PROBLEM TO WORK ON -
Using the listing below, extract each line that has the word "with" in it.

RECORDS SHOWN -
***

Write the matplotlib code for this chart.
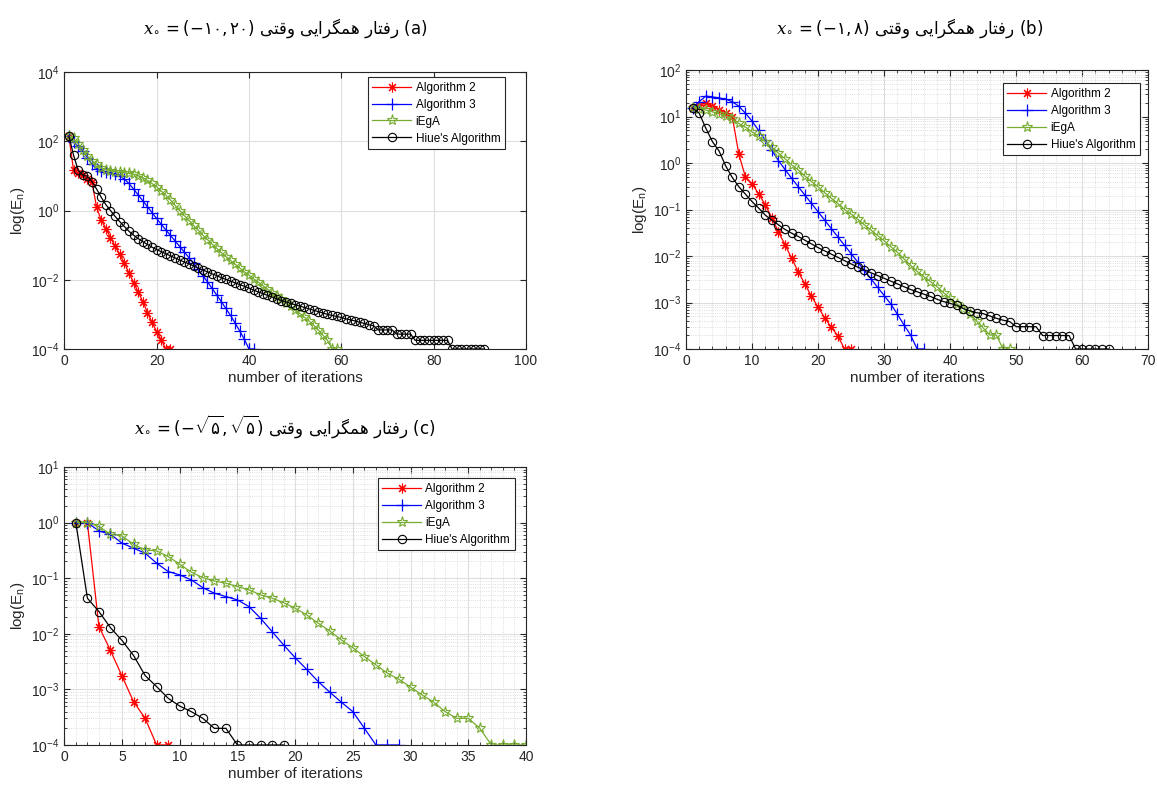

***

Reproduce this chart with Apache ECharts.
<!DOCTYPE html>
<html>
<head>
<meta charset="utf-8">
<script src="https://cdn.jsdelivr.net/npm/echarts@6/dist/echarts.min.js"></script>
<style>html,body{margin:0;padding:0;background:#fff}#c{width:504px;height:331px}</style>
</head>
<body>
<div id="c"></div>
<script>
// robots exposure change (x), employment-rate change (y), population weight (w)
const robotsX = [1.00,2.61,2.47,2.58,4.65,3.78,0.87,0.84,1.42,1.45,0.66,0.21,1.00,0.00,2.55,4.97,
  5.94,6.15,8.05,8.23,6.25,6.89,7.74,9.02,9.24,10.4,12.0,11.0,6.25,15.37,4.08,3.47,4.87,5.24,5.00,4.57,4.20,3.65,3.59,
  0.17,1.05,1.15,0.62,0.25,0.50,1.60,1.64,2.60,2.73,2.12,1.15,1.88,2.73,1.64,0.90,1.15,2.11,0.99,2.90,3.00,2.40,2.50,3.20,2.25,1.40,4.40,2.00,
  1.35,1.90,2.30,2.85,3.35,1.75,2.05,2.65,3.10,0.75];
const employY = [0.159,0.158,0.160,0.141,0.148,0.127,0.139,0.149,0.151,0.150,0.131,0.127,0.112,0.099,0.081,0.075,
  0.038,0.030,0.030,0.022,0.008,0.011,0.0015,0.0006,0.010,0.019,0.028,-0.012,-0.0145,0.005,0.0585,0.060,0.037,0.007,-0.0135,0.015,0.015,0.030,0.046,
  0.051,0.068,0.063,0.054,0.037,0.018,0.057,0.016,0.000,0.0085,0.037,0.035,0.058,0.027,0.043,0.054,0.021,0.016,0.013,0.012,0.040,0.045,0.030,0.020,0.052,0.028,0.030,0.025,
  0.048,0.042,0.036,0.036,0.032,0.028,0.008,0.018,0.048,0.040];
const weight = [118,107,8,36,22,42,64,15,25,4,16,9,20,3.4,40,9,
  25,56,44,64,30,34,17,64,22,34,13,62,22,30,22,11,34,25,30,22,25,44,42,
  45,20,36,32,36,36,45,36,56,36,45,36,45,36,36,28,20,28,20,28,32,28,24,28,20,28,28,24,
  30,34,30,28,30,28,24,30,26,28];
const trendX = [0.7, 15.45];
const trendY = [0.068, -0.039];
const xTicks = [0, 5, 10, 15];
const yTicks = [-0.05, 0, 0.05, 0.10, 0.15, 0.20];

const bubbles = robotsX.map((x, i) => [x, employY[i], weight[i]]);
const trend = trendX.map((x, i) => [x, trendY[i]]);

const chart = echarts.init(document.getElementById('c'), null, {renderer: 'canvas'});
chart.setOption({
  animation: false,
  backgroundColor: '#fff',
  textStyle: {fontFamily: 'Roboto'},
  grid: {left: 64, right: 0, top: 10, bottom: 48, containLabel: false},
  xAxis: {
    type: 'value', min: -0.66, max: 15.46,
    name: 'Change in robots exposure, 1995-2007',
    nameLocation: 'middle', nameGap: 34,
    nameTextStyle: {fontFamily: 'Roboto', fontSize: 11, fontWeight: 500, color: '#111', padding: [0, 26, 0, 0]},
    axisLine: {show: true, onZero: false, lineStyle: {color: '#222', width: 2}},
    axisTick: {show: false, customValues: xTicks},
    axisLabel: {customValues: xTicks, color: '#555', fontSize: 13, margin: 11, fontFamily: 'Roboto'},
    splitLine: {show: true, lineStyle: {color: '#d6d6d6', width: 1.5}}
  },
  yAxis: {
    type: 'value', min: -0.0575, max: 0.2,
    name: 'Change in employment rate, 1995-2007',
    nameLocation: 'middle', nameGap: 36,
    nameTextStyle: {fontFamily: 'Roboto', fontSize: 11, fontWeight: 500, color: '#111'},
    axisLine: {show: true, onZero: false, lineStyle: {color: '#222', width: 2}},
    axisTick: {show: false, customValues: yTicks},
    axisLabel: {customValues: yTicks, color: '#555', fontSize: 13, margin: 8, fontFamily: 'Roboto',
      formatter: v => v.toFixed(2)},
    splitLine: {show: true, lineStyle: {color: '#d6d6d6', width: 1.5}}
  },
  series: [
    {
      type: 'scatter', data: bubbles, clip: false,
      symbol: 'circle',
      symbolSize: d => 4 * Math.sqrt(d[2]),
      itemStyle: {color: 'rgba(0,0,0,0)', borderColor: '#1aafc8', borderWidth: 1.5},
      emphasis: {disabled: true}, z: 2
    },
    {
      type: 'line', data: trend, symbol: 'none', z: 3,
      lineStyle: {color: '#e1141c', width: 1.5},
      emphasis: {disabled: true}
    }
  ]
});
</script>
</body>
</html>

***

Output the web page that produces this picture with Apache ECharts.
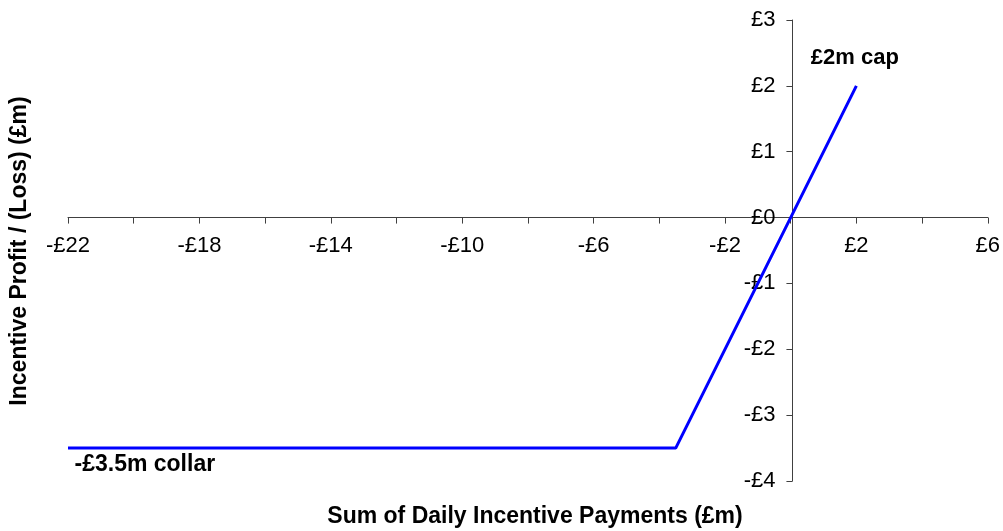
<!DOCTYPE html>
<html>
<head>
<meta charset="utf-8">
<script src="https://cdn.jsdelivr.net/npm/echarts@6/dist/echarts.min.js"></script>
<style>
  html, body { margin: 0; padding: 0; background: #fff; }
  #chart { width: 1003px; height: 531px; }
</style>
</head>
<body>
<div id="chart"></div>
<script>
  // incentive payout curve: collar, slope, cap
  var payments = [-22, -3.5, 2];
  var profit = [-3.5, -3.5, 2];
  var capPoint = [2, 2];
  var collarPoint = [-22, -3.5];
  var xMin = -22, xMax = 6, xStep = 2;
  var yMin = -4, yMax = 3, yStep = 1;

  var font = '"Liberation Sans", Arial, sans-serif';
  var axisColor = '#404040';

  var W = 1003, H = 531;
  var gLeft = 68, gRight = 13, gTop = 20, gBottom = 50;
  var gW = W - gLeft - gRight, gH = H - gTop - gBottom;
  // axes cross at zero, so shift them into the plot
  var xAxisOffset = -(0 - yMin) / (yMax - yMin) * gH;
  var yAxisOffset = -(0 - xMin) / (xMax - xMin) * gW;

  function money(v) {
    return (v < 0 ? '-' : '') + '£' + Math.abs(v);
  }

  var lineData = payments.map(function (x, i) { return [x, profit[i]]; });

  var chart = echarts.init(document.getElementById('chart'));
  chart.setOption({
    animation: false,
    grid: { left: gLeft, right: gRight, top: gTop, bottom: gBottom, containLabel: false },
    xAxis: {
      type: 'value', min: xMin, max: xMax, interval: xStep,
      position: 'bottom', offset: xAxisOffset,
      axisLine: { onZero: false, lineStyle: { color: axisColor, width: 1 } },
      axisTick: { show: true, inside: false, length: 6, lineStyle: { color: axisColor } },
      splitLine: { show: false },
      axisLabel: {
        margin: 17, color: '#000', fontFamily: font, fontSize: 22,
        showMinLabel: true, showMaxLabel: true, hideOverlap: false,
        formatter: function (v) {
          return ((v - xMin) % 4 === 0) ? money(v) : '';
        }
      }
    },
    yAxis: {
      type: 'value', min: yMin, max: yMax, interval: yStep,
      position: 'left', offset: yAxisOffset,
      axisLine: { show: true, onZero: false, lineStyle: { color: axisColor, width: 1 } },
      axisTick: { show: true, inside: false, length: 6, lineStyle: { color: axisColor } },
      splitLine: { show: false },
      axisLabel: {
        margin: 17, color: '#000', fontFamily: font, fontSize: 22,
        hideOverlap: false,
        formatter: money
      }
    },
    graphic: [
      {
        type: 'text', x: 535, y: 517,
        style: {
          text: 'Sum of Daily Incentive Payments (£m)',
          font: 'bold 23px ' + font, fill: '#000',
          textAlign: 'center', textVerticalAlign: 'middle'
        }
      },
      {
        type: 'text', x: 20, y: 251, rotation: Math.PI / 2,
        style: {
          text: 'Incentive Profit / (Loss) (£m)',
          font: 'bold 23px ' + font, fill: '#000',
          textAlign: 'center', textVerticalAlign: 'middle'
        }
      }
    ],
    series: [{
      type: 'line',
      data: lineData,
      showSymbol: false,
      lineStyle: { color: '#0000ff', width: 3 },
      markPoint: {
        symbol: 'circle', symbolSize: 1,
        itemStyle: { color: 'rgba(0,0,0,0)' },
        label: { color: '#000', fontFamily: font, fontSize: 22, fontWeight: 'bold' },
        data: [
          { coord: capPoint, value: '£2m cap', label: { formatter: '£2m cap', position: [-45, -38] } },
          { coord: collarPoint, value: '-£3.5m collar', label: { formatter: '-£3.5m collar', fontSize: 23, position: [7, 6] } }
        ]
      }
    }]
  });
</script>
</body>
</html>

***

RESULT -
Reproduce this chart with Apache ECharts.
Output the web page that produces this picture with Apache ECharts.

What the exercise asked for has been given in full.